The Hartmann farm was one of first Gesha farms we ever visited in Panama. Here our former Head of Coffee, Josh Tarlo talks about the farm, the family and their impressive approach to processing.
We stayed with the Hartmann’s for the best part of a week. During this time we were taken through every detail of production and cupped through their different lots to find the coffees we thought most captured the uniqueness of what a geisha coffee is capable of.
THE FAMILY HISTORY
The first of this year's Hartmann Gesha releases, the Hartmann Gesha Natural, is from a lot called Enders as it was grown in a garden of a cabin built by Dr. Robert Enders. He constructed the little building in 1932 and it became both his home and practice. In 1950 Ratibor and Rinorah Hartmann bought the land that surrounded Dr. Ender’s home and began growing coffee. Ratibor loved the birds that lived on the farm and believed that a coffee farm ought to look more like a forest than a cornfield. Until his death in 1988 Dr. Enders and the Hartmann’s became close friends and enjoyed watching the coffee grow under the canopy of the old forest surrounded by the birds of the Santa Clara Mountain.
The family farm is now run by Ratibor and Rinorah’s children, Alexander, Alan, Ratibor Jr. and Alisso, who were cared for by the old doctor. Production is split among the siblings with Alexander looking after the growing of the coffee. He and his team of pickers, May, Arsenio, Abelino and Jose, picked the coffee in January and then delivered it to Alexander's brother Alan who processed the coffee using the natural method.

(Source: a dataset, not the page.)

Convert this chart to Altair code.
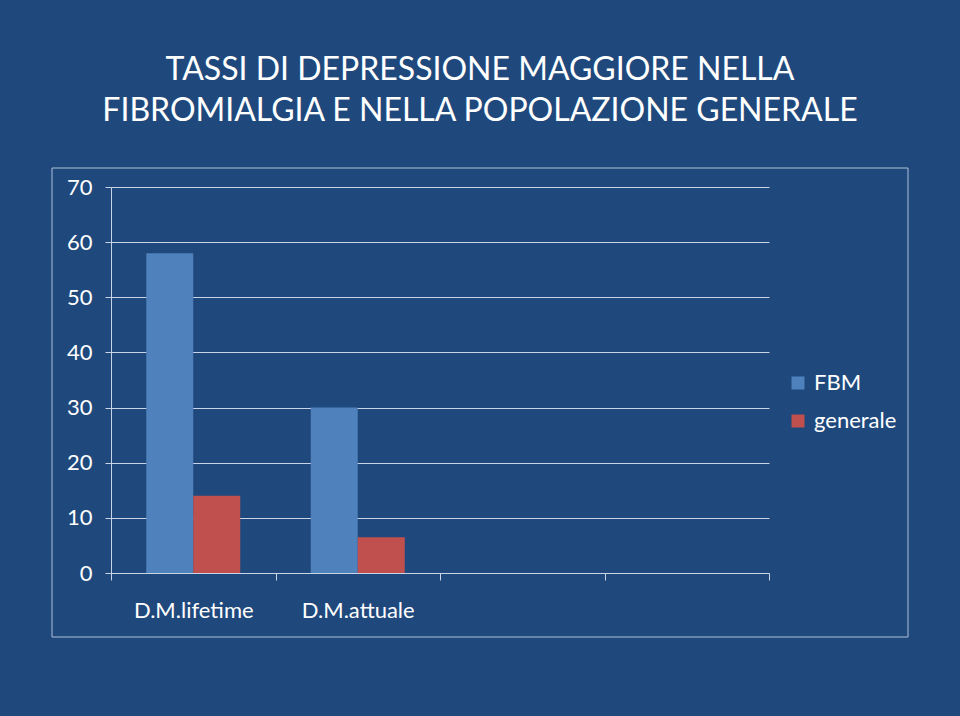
import altair as alt
import pandas as pd

title_lines = ["TASSI DI DEPRESSIONE MAGGIORE NELLA",
               "FIBROMIALGIA E NELLA POPOLAZIONE GENERALE"]
categories = ["D.M.lifetime", "D.M.attuale", " ", "  "]
series = ["FBM", "generale"]
fbm_values = [58, 30]
generale_values = [14, 6.5]
y_ticks = [0, 10, 20, 30, 40, 50, 60, 70]
colors = ["#4F81BD", "#C0504D"]

rows = []
for c, v in zip(categories, fbm_values):
    rows.append({"cat": c, "serie": "FBM", "val": v})
for c, v in zip(categories, generale_values):
    rows.append({"cat": c, "serie": "generale", "val": v})
df = pd.DataFrame(rows)

FONT = "Lato"
LINE = "#C9D5E6"

bars = alt.Chart(df).mark_bar().encode(
    x=alt.X("cat:N", sort=categories,
            scale=alt.Scale(domain=categories, paddingInner=0, paddingOuter=0),
            axis=alt.Axis(title=None, tickBand="extent", tickSize=7, tickColor=LINE,
                          domainColor=LINE, labelColor="white", labelFontSize=22,
                          labelFont=FONT, labelPadding=20, labelAngle=0, grid=False)),
    xOffset=alt.XOffset("serie:N",
                        scale=alt.Scale(domain=series, paddingInner=0, paddingOuter=0.75)),
    y=alt.Y("val:Q", scale=alt.Scale(domain=[0, 70], nice=False),
            axis=alt.Axis(title=None, values=y_ticks, tickSize=6, tickColor=LINE,
                          domainColor=LINE, gridColor=LINE, grid=True,
                          labelColor="white", labelFontSize=22, labelFont=FONT,
                          labelPadding=13)),
    color=alt.Color("serie:N", scale=alt.Scale(domain=series, range=colors),
                    legend=alt.Legend(title=None, orient="none", legendX=676, legendY=185,
                                      symbolType="square", symbolSize=169,
                                      symbolStrokeWidth=0, labelColor="white",
                                      labelFontSize=22, labelFont=FONT, labelOffset=5,
                                      rowPadding=16)),
)

frame = alt.Chart(pd.DataFrame({"k": [0]})).mark_rect(
    fillOpacity=0, stroke="#AFC0D8", strokeWidth=1
).encode(
    x=alt.value(-59), x2=alt.value(797), y=alt.value(-19), y2=alt.value(450)
)

chart = alt.layer(frame, bars).properties(
    width=658, height=386,
    autosize=alt.AutoSizeParams(type="none"),
    padding={"left": 111, "top": 187, "right": 191, "bottom": 143},
    background="#1F497D",
    title=alt.TitleParams(text=title_lines, font=FONT, fontSize=32, fontWeight="normal",
                          color="white", anchor="middle", frame="group", dx=40,
                          baseline="alphabetic", offset=15, lineHeight=41),
).configure_view(strokeOpacity=0)

chart.save("out.html", embed_options={"renderer": "svg", "actions": False})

After Alan had shade dried the coffee on African beds for eight days, he then dried it mechanically at 36 degrees over 36 hours to mimic the power of the sun. Once dried he oversaw the hand sorting of the beans to remove defects, checking weight, bean size and colour. Following sorting it was handed to Ratibor Jr. to check the quality and certify it as ready for exporting. Alissa Hartmann was the last hand in the chain overseeing the exporting of the coffee to make sure it got to the port at the same quality as the when we tasted it on the farm.
This attention to detail shines through in the quality of this new Hartmann Gesha Natural and will continue down the chain in the roasting and brewing of it, as we see Paul Ross use it to represent the UK in the 2017 World Coffee In Good Spirits championship.